Yeah, pancakes as I know them are the whole size of the large frying pan and very thin.
They never really recovered from the PR disaster of putting horse meat in their lasagne.
Honestly, some people are so unforgiving. Given what we know about the cost or looking after horses, Findus should actually have charged a premium for the lasagne.
Scotchmen commenting on culinary matters
Pretty certain that the wife would call those “drop scones”. Just to add some Irish into the regional confusion.
It’s relevance to pancakes is minimal, it’s relevance to the stupidity displayed in that post however…
One does get the feeling that the glory that is a haggis was more of a “monkeys and typewriters” type affair than a work of culinary genius.

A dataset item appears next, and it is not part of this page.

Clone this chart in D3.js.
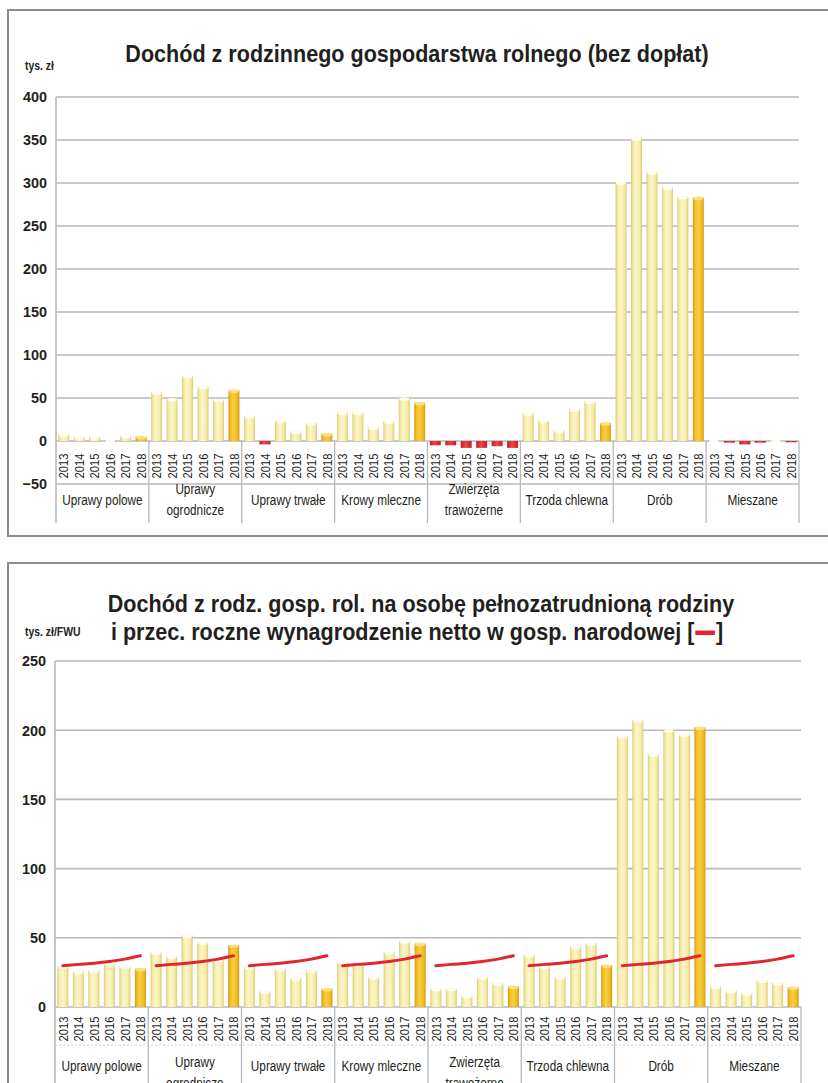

Most nations nostalgically elevate famine survival fare into culinary delicacies: like Icelanders with rotten shark or Italians with maggoty cheese, so too with Haggis - take all the bits no-one else wants and hide them in a bag (that’s also a bit no-one else wants), boil it until it’s no-longer toxic, serve and survive… That for once the result is delicious is - as you imply - coincidence, I’m sure
Get it right up yi, ya bunch of cheese eating surrender monkey crepe copying muthafuckering, cunts! Even Tam Warburton knows I’m right.
Americanised wrongery
Well done, it’s a type of pancake. Note they don’t call them British Pancakes, do they now?
Also, the notion that one should put any store by the terminologies of marketing people is hilarious.
Only here could a fight break out over pancakes.
Carry on, as if you’re normal.
You’re asking a bit much there, Orificer!